─── Recorded data

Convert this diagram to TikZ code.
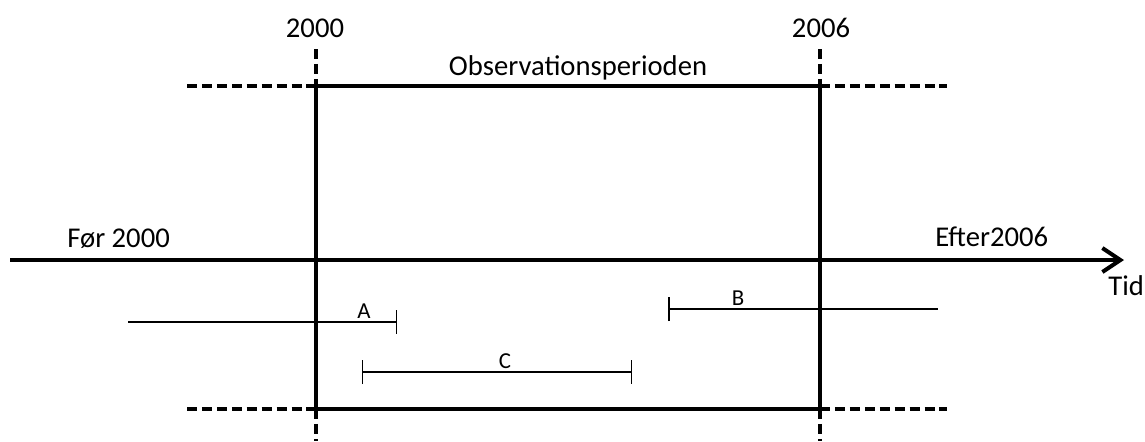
\documentclass[tikz,border=0pt]{standalone}
\usepackage{fontspec}
\setmainfont{Carlito}
\usetikzlibrary{arrows.meta,positioning}

\tikzset{
	thickline/.style={line width=2.3pt},
	dashline/.style={line width=2.3pt, dash pattern=on 5.7pt off 2.8pt},
	thinline/.style={line width=0.85pt},
	bigtext/.style={font=\fontsize{16.3}{19}\selectfont, inner sep=0pt},
	smalltext/.style={font=\fontsize{13}{15}\selectfont, inner sep=0pt}
}

\begin{document}
\begin{tikzpicture}[x=0.02cm, y=-0.02cm]
	\useasboundingbox (0,0) rectangle (1145,441);
	% observation period
	\coordinate (tl) at (316,86);
	\coordinate (tr) at (820,86);
	\coordinate (bl) at (316,409);
	\coordinate (br) at (820,409);
	\draw [thickline] (tl) -- (tr) -- (br) -- (bl) -- cycle;
	\draw [dashline] (187,86) -- (tl);
	\draw [dashline] (tr) -- (947,86);
	\draw [dashline] (187,409) -- (bl);
	\draw [dashline] (br) -- (947,409);
	\draw [dashline] (316,49) -- (tl);
	\draw [dashline] (820,49) -- (tr);
	\draw [dashline] (bl) -- (316,441);
	\draw [dashline] (br) -- (820,441);
	% time axis
	\coordinate (t0) at (10,260);
	\coordinate (t1) at (1124,260);
	\draw [thickline, -{Straight Barb[length=3.6mm, width=4.8mm]}] (t0) -- (t1);
	\node [bigtext, anchor=base] (yr2000) at (315,37) {2000};
	\node [bigtext, anchor=base] (yr2006) at (821,37) {2006};
	\node [bigtext, anchor=base] (obs) at (578,75) {Observationsperioden};
	\node [bigtext, anchor=base west] (foer) at (67,247) {Før 2000};
	\node [bigtext, anchor=base west] (efter) at (935,246) {Efter2006};
	\node [bigtext, anchor=base west] (tid) at (1108,295) {Tid};
	% intervals
	\draw [thinline, -{Bar[width=4.8mm]}] (128,322) -- (397,322);
	\node [smalltext, anchor=base] (labA) at (364,318) {A};
	\draw [thinline, {Bar[width=4.8mm]}-] (668,309) -- (938,309);
	\node [smalltext, anchor=base] (labB) at (738,305) {B};
	\draw [thinline, {Bar[width=4.8mm]}-{Bar[width=4.8mm]}] (362,372) -- (632,372);
	\node [smalltext, anchor=base] (labC) at (505,368) {C};
\end{tikzpicture}
\end{document}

──────

* [Exercise]: Return the full material word for word. Do not include the pictures.

* [Finished exercise]:
Convert this diagram to TikZ code.
\documentclass[tikz,border=0pt]{standalone}
\usepackage{fontspec}
\setmainfont{Carlito}
\usetikzlibrary{arrows.meta,positioning}

\tikzset{
	thickline/.style={line width=2.3pt},
	dashline/.style={line width=2.3pt, dash pattern=on 5.7pt off 2.8pt},
	thinline/.style={line width=0.85pt},
	bigtext/.style={font=\fontsize{16.3}{19}\selectfont, inner sep=0pt},
	smalltext/.style={font=\fontsize{13}{15}\selectfont, inner sep=0pt}
}

\begin{document}
\begin{tikzpicture}[x=0.02cm, y=-0.02cm]
	\useasboundingbox (0,0) rectangle (1145,441);
	% observation period
	\coordinate (tl) at (316,86);
	\coordinate (tr) at (820,86);
	\coordinate (bl) at (316,409);
	\coordinate (br) at (820,409);
	\draw [thickline] (tl) -- (tr) -- (br) -- (bl) -- cycle;
	\draw [dashline] (187,86) -- (tl);
	\draw [dashline] (tr) -- (947,86);
	\draw [dashline] (187,409) -- (bl);
	\draw [dashline] (br) -- (947,409);
	\draw [dashline] (316,49) -- (tl);
	\draw [dashline] (820,49) -- (tr);
	\draw [dashline] (bl) -- (316,441);
	\draw [dashline] (br) -- (820,441);
	% time axis
	\coordinate (t0) at (10,260);
	\coordinate (t1) at (1124,260);
	\draw [thickline, -{Straight Barb[length=3.6mm, width=4.8mm]}] (t0) -- (t1);
	\node [bigtext, anchor=base] (yr2000) at (315,37) {2000};
	\node [bigtext, anchor=base] (yr2006) at (821,37) {2006};
	\node [bigtext, anchor=base] (obs) at (578,75) {Observationsperioden};
	\node [bigtext, anchor=base west] (foer) at (67,247) {Før 2000};
	\node [bigtext, anchor=base west] (efter) at (935,246) {Efter2006};
	\node [bigtext, anchor=base west] (tid) at (1108,295) {Tid};
	% intervals
	\draw [thinline, -{Bar[width=4.8mm]}] (128,322) -- (397,322);
	\node [smalltext, anchor=base] (labA) at (364,318) {A};
	\draw [thinline, {Bar[width=4.8mm]}-] (668,309) -- (938,309);
	\node [smalltext, anchor=base] (labB) at (738,305) {B};
	\draw [thinline, {Bar[width=4.8mm]}-{Bar[width=4.8mm]}] (362,372) -- (632,372);
	\node [smalltext, anchor=base] (labC) at (505,368) {C};
\end{tikzpicture}
\end{document}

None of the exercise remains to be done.